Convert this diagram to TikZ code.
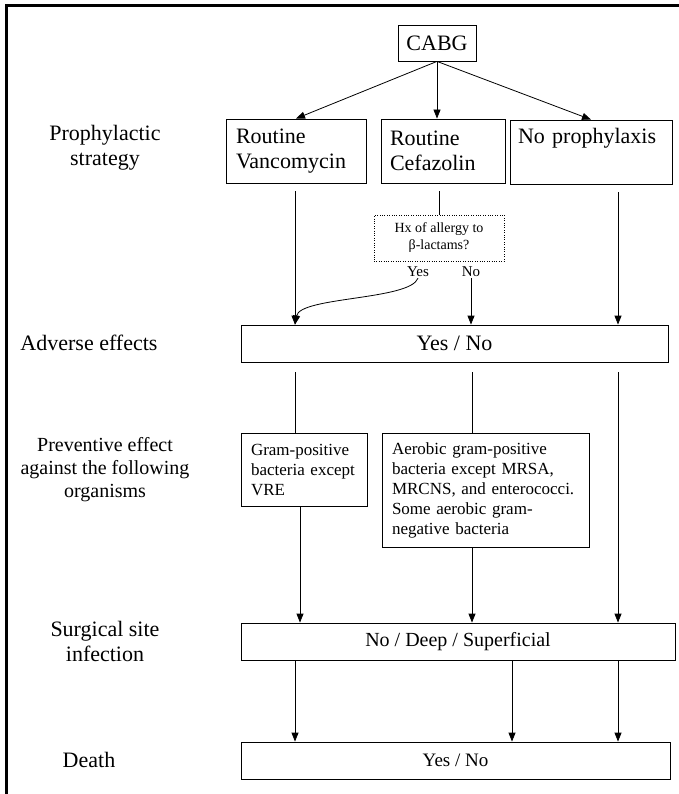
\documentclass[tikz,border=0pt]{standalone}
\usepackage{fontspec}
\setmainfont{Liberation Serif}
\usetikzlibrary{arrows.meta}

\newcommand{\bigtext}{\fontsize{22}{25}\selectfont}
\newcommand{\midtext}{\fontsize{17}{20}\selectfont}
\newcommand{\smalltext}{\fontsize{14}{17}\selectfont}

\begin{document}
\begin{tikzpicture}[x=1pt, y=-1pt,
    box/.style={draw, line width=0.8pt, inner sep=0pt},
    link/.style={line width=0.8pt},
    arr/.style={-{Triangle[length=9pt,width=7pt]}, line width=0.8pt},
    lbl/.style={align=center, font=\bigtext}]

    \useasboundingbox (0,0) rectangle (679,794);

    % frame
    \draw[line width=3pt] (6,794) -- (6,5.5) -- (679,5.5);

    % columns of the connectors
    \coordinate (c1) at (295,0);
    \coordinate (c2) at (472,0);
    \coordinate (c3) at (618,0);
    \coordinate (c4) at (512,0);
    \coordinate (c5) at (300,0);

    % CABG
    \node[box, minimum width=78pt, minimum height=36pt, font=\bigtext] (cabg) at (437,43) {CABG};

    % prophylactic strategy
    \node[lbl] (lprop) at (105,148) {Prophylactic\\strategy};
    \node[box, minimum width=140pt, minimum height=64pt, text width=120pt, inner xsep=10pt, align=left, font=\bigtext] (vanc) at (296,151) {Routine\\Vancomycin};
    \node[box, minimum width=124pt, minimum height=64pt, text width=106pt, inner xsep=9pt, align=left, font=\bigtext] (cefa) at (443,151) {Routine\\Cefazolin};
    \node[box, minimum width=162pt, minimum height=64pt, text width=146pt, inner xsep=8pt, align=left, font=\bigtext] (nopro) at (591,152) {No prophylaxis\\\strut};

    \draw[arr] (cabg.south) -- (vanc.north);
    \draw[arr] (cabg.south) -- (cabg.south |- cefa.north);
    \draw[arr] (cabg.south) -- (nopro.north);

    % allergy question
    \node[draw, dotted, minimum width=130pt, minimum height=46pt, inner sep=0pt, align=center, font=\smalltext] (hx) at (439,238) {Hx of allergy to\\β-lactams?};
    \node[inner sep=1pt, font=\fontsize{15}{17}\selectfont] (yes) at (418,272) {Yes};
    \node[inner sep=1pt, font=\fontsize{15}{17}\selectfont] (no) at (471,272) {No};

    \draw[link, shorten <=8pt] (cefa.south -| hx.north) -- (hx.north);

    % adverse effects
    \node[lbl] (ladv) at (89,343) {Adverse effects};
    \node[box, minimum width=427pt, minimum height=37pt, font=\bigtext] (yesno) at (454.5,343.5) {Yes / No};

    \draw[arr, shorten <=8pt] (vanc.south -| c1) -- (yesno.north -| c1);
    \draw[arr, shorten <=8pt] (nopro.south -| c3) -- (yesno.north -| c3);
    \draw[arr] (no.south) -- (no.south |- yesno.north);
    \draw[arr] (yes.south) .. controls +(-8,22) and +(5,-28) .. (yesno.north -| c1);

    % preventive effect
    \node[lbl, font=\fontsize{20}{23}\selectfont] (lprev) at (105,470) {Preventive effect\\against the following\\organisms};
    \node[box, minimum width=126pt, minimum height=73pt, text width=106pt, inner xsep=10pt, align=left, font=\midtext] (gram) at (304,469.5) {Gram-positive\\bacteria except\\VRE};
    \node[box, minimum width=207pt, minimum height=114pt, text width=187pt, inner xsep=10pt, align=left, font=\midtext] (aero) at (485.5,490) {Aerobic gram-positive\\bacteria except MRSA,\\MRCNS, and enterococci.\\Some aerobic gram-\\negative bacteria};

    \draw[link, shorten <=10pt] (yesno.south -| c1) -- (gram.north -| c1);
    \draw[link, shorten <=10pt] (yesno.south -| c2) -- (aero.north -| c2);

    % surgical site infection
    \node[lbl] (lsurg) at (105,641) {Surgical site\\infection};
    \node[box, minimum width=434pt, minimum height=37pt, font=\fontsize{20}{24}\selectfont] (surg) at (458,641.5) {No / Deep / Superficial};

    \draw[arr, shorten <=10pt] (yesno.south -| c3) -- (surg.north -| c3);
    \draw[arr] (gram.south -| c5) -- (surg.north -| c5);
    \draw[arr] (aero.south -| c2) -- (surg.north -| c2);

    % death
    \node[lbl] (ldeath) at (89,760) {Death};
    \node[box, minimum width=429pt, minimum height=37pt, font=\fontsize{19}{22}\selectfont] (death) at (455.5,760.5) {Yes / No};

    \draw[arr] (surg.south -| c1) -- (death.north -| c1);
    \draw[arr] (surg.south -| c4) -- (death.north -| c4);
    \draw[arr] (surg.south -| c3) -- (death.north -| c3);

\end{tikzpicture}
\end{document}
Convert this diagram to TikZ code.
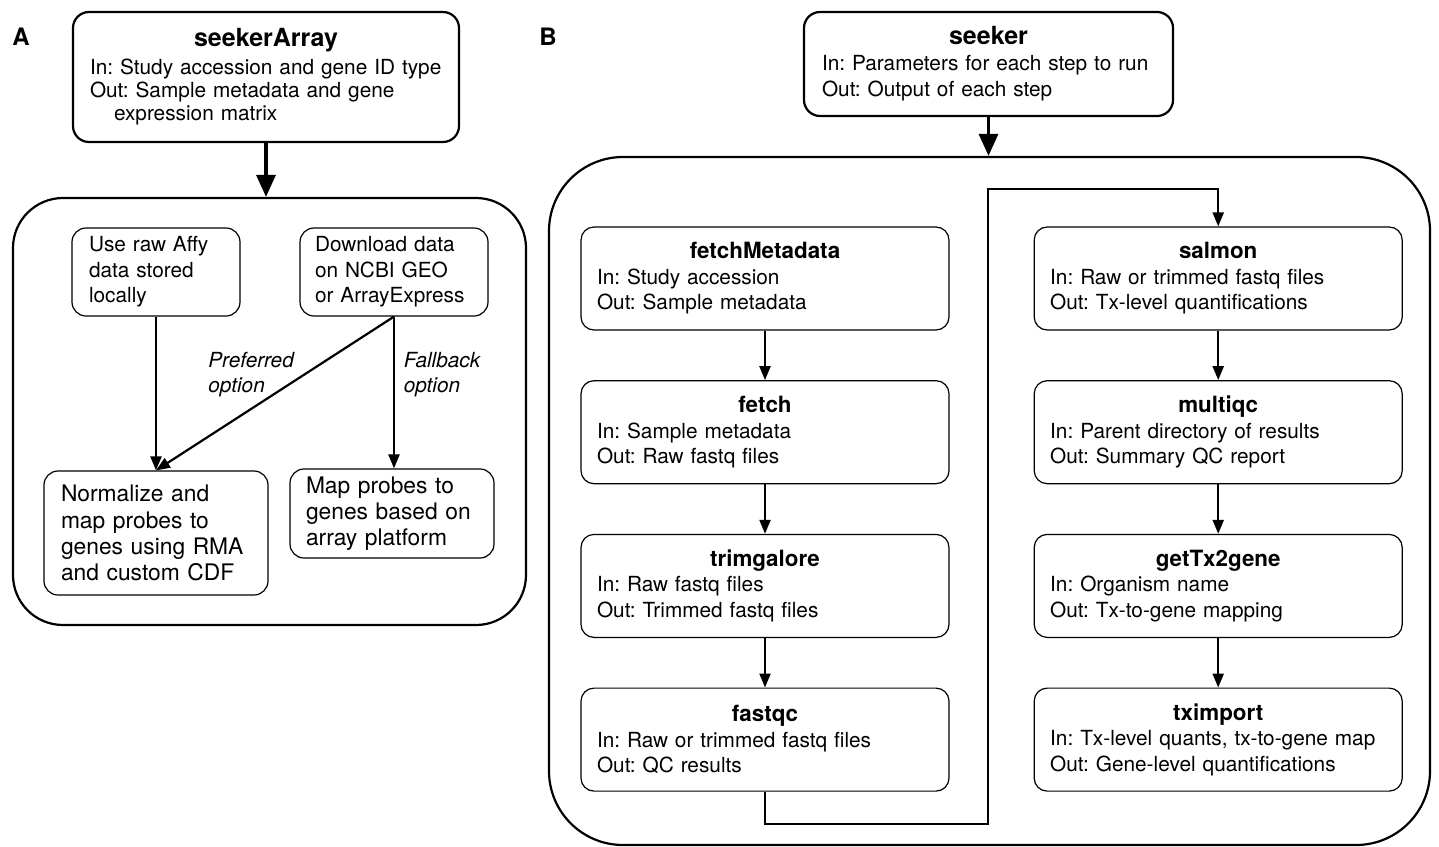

**Goal**
Write out all the records again, exactly, minus any pictures.

**Reply**
Convert this diagram to TikZ code.
\documentclass[tikz,border=0pt]{standalone}
\usepackage{fontspec}
\setmainfont{Liberation Serif}
\usetikzlibrary{arrows.meta}

\newcommand{\bigtext}{\fontsize{22}{25}\selectfont}
\newcommand{\midtext}{\fontsize{17}{20}\selectfont}
\newcommand{\smalltext}{\fontsize{14}{17}\selectfont}

\begin{document}
\begin{tikzpicture}[x=1pt, y=-1pt,
    box/.style={draw, line width=0.8pt, inner sep=0pt},
    link/.style={line width=0.8pt},
    arr/.style={-{Triangle[length=9pt,width=7pt]}, line width=0.8pt},
    lbl/.style={align=center, font=\bigtext}]

    \useasboundingbox (0,0) rectangle (679,794);

    % frame
    \draw[line width=3pt] (6,794) -- (6,5.5) -- (679,5.5);

    % columns of the connectors
    \coordinate (c1) at (295,0);
    \coordinate (c2) at (472,0);
    \coordinate (c3) at (618,0);
    \coordinate (c4) at (512,0);
    \coordinate (c5) at (300,0);

    % CABG
    \node[box, minimum width=78pt, minimum height=36pt, font=\bigtext] (cabg) at (437,43) {CABG};

    % prophylactic strategy
    \node[lbl] (lprop) at (105,148) {Prophylactic\\strategy};
    \node[box, minimum width=140pt, minimum height=64pt, text width=120pt, inner xsep=10pt, align=left, font=\bigtext] (vanc) at (296,151) {Routine\\Vancomycin};
    \node[box, minimum width=124pt, minimum height=64pt, text width=106pt, inner xsep=9pt, align=left, font=\bigtext] (cefa) at (443,151) {Routine\\Cefazolin};
    \node[box, minimum width=162pt, minimum height=64pt, text width=146pt, inner xsep=8pt, align=left, font=\bigtext] (nopro) at (591,152) {No prophylaxis\\\strut};

    \draw[arr] (cabg.south) -- (vanc.north);
    \draw[arr] (cabg.south) -- (cabg.south |- cefa.north);
    \draw[arr] (cabg.south) -- (nopro.north);

    % allergy question
    \node[draw, dotted, minimum width=130pt, minimum height=46pt, inner sep=0pt, align=center, font=\smalltext] (hx) at (439,238) {Hx of allergy to\\β-lactams?};
    \node[inner sep=1pt, font=\fontsize{15}{17}\selectfont] (yes) at (418,272) {Yes};
    \node[inner sep=1pt, font=\fontsize{15}{17}\selectfont] (no) at (471,272) {No};

    \draw[link, shorten <=8pt] (cefa.south -| hx.north) -- (hx.north);

    % adverse effects
    \node[lbl] (ladv) at (89,343) {Adverse effects};
    \node[box, minimum width=427pt, minimum height=37pt, font=\bigtext] (yesno) at (454.5,343.5) {Yes / No};

    \draw[arr, shorten <=8pt] (vanc.south -| c1) -- (yesno.north -| c1);
    \draw[arr, shorten <=8pt] (nopro.south -| c3) -- (yesno.north -| c3);
    \draw[arr] (no.south) -- (no.south |- yesno.north);
    \draw[arr] (yes.south) .. controls +(-8,22) and +(5,-28) .. (yesno.north -| c1);

    % preventive effect
    \node[lbl, font=\fontsize{20}{23}\selectfont] (lprev) at (105,470) {Preventive effect\\against the following\\organisms};
    \node[box, minimum width=126pt, minimum height=73pt, text width=106pt, inner xsep=10pt, align=left, font=\midtext] (gram) at (304,469.5) {Gram-positive\\bacteria except\\VRE};
    \node[box, minimum width=207pt, minimum height=114pt, text width=187pt, inner xsep=10pt, align=left, font=\midtext] (aero) at (485.5,490) {Aerobic gram-positive\\bacteria except MRSA,\\MRCNS, and enterococci.\\Some aerobic gram-\\negative bacteria};

    \draw[link, shorten <=10pt] (yesno.south -| c1) -- (gram.north -| c1);
    \draw[link, shorten <=10pt] (yesno.south -| c2) -- (aero.north -| c2);

    % surgical site infection
    \node[lbl] (lsurg) at (105,641) {Surgical site\\infection};
    \node[box, minimum width=434pt, minimum height=37pt, font=\fontsize{20}{24}\selectfont] (surg) at (458,641.5) {No / Deep / Superficial};

    \draw[arr, shorten <=10pt] (yesno.south -| c3) -- (surg.north -| c3);
    \draw[arr] (gram.south -| c5) -- (surg.north -| c5);
    \draw[arr] (aero.south -| c2) -- (surg.north -| c2);

    % death
    \node[lbl] (ldeath) at (89,760) {Death};
    \node[box, minimum width=429pt, minimum height=37pt, font=\fontsize{19}{22}\selectfont] (death) at (455.5,760.5) {Yes / No};

    \draw[arr] (surg.south -| c1) -- (death.north -| c1);
    \draw[arr] (surg.south -| c4) -- (death.north -| c4);
    \draw[arr] (surg.south -| c3) -- (death.north -| c3);

\end{tikzpicture}
\end{document}
Convert this diagram to TikZ code.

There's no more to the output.